Recentemente, visitei uma escola pública em San Diego, extremo sul da Califórnia (EUA). Para os padrões americanos, era uma instituição modesta. Se não fosse pela abundância de computadores, poderia estar em um bairro de classe média baixa de São Paulo. Fui até lá durante uma viagem pela Nova Escola e, confesso, me surpreendi pouco - exceto por um cargo muito específico da instituição. Havia uma pessoa responsável por organizar a relação entre pais e mestres, veja só. “Rapaz, temos ai uma pessoa capaz de colocar fim ao conflito Israel e Palestina”, tive vontade de falar (mas não falei). Fui conversar com ele e recebi um choque de esperança (nem sabia que ainda era capaz de nutrir tão bela sensação).

Antes da criação do posto, as escolas pobres de San Diego tinham problemas semelhantes a muitas escolas brasileiras, independente da classe social.
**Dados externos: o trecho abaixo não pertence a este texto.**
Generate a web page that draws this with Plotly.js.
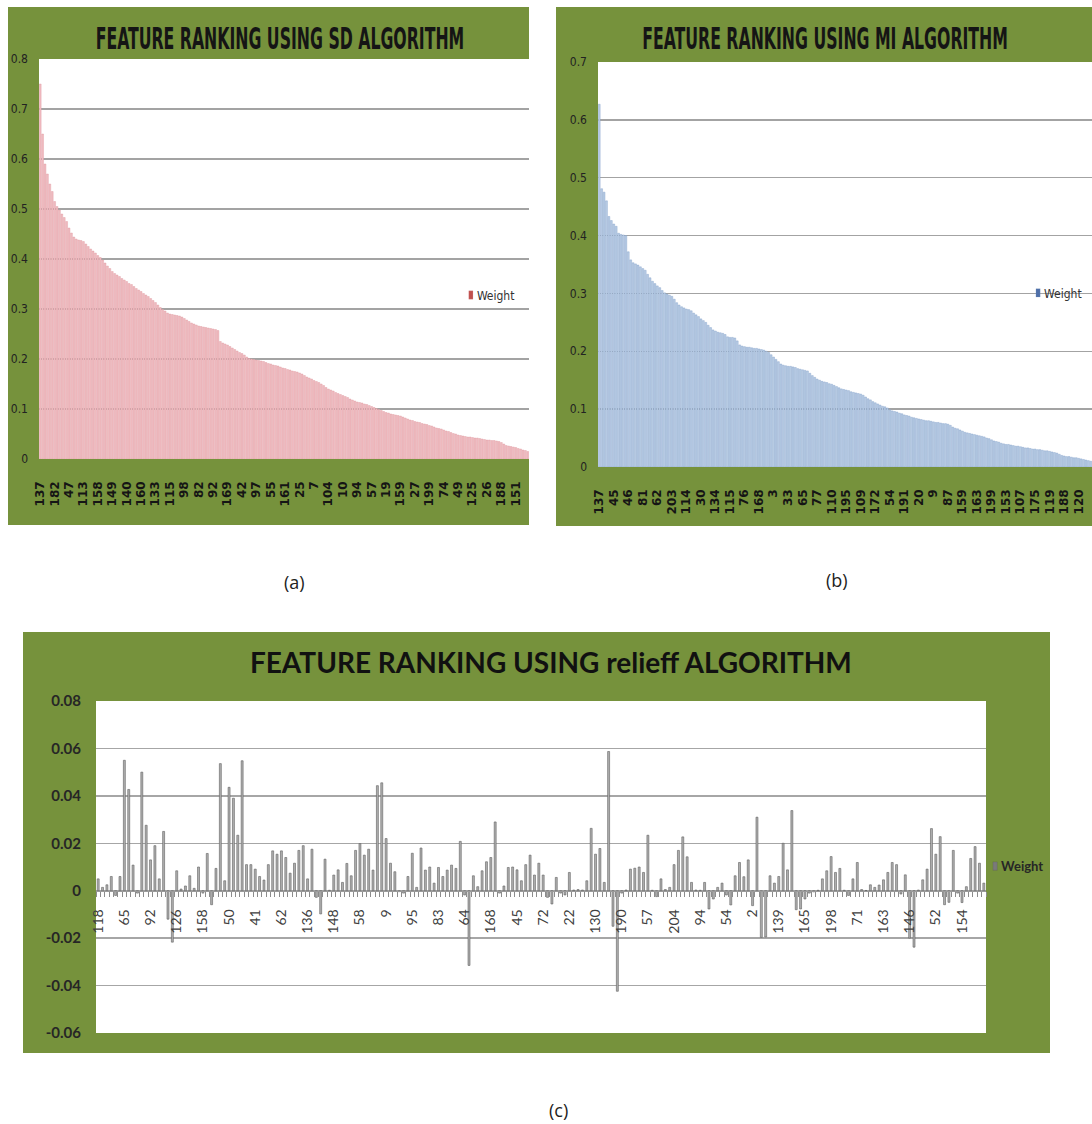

A discussão entre pais e professores, tal como aqui, também era recheada de ressentimento e desconfiança. Alguns anos atrás, a escola geralmente só chamava os responsáveis quando algo dava errado ou para cobrar algo - de nota a disciplina. Muitas mães e pais também não colaboravam e adotavam a política da relação mínima com a instituição. Só procuravam a escola quando algo dava muito errado.

O especialista de San Diego me contou como as coisas começaram a mudar. Primeiro passo: no começo do ano, eles substituíram as terríveis e burocráticas reuniões sobre material escolar e deveres por um encontro sobre os sonhos dos pais para seus filhos. Em vez de começar a relação com o confronto, cada um dividiu desejos e aspirações sobre os pequenos entre si.

Depois, e isso se repete ao longo do ano, os professores compartilham os resultados dos estudantes. Isso inclui não apenas as notas nas provas, mas observações sobre comportamento e relação com os outros colegas. O objetivo é mostrar o quão perto (ou distante) está o aluno do sonho do pai e do sonho do próprio aluno.

Por fim, os professores ensinam os pais a estudar junto com seus filhos. Como fazer os deveres de um jeito construtivo, como tirar dúvidas, o que ler, o que pesquisar. Os pais têm orientações simples sobre como se relacionar com a vida escolar dos seus filhos. Não se sentem perdidos nem impotentes.

Resultado? A escola consegue provar que, quando os pais participam, a vida dos meninos e meninas melhora. O estresse diminuiu muito e os estudantes começaram a ir muito melhor - nas notas e na vida.

Fiquei surpreso com a clareza e a segurança das orientações. Imaginei que o especialista fosse me dizer algo que sempre escuto em escolas Brasil afora: “Com um pouquinho de boa vontade, dá para fazer grandes mudanças”. Em vez disso, ele me passou o endereço de um site da escola de educação de Harvard e me convidou para participar do congresso americano sobre pais e professores.

Obviamente, me afundei nas pesquisas. No site de Harvard, há orientações sobre como estudar matemática com os filhos e como envolver os pais (se você lê em inglês, veja aqui). Em outro endereço, há dicas muito úteis sobre o que professores devem (e não devem) fazer com os dados dos estudantes (dica prática: a humilhação pública não é educativa).

Também há pesquisas sobre os efeitos do envolvimento dos pais, mostrando como uma uma relação bem construída entre pais e professores aumenta a chance do dever de casa ser feito e diminui a quantidade de broncas que um educador deve dar em sala de aula.

Enfim, tem um universo de dicas práticas, construídas a partir de pesquisas, para resolver um dos maiores problemas da educação no Brasil de hoje. E esse problema, aliás, tem consequências não apenas para o desempenho dos estudantes, mas para a confecção de políticas públicas. Tenho certeza que se pais e professores tivessem uma relação melhor, debates como educação domiciliar e escola sem partido seriam muito menores.

Não me considero um otimista, mas há dias em que faço essa concessão. Quando a boa vontade encontra a ciência, coisas boas acontecem (pronto, abracei a poesia de papel colado no muro. Me desculpe).